2024 Lib/Lab Fellows Syllabus

Now in its tenth year, the LibLab Fellows program is an experiment in library-based learning guided by a critical consideration of just what we mean by “the digital.” Fellows engage theory and practice of digital scholarship through open lab hours and weekly discussion meetings during the fall semester and spring semester

Week 1 - September 11: Introductions, Framing & The Infrastructure of the Internet

An introduction to the terrain + the internet and its modalities. This week, we introduce the fellowship and begin by looking at what do we mean when we say internet? What makes it different from other forms of information technology and where can we find it? The internet, the idea and its physical infrastructure, permeates every hour of our days. Understanding its history and the metaphors we use to give shape to it, become a daily endevor, so as to continue to have a critical eye towards it.
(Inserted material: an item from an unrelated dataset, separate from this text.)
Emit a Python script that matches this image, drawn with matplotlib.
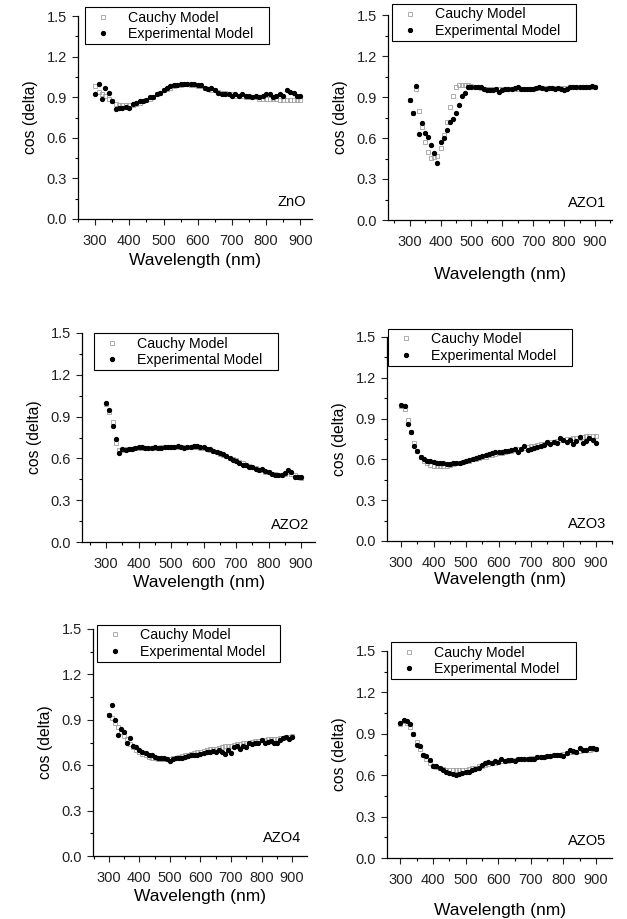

Reflection: As we move from the physical to the digital. What new information is gained? What is lost? Is this even a helpful dynamic?

Readings:

Optional:

Week 2 - September 18: Do Artifacts Have Politics? + Github

What can things do? Considering the perspective of Science and Technology Studies. Are the technologies that we will study neutral? In other words, is the saying: “it depends how you use the tool that matters” universally true or is technology inherently biased?

Readings:

This week we dive deeper into Github by utilizing a service that allows us to create static websites. We will also look further into how we arrive at the internet we have now.

Week 4 - October 2: Metadata / Data + Collection Builder

Can data be neutral? What are the ethical considerations of collecting and analyzing data? We will also learn Collection Builder

Why don’t archivists digitize everything?

  • Guest speaker: Emily Higgs Kopin, Head of Digital Collections Strategy

Week 5 - AI and the Textpocalypse

Kirschenbaum, Matthew. Prepare for the Textpocalypse

Special lecture

“10 Things I’m Not Going to Talk about in this Talk about Artificial Intelligence”

by Matthew Kirschenbaum, Distinguished University Professor, University of Maryland

When: 4:15 pm, October 9

Where : Cunniff Lecture Hall, Science Center 199

Week 6 - October 23: Maps

What are the politics of maps? How does the platform used to create and provide access to geographic information shape our understanding of space? Can you map nothing?

Week 7 - October 30: Language of Visualization + Collection Builder

Bertin, Semiology of Graphics. 1983. p. 43.

Can we move beyond pleasing images representing data to and understand that visualizations are a language in themselves? In other words, rather than just understanding visualizations as representations of data can we understand them as data?

In this process, what do we gain access to and, oppositely, what is effaced or made invisible?

Week 8 - November 6: Accessibility

Can we democratize knowledge? How can we make information more accessible for everyone?

  • Guest speakers: Jessica Brangiel, Electronic Resources Librarian & Jenn Moore, Course Content Accessibility Manager

Week 9 - November 13: Letterpress

Week 10 - November 20: Immersive Technologies

What role do emerging technologies play in higher education?

Week 11 - December 4: Surveillance and embodiment

Do we live in a survaillance culture? What are the privacy tradeoffs you make to use the tools you like? More importantly, do you know the liniage of survilance?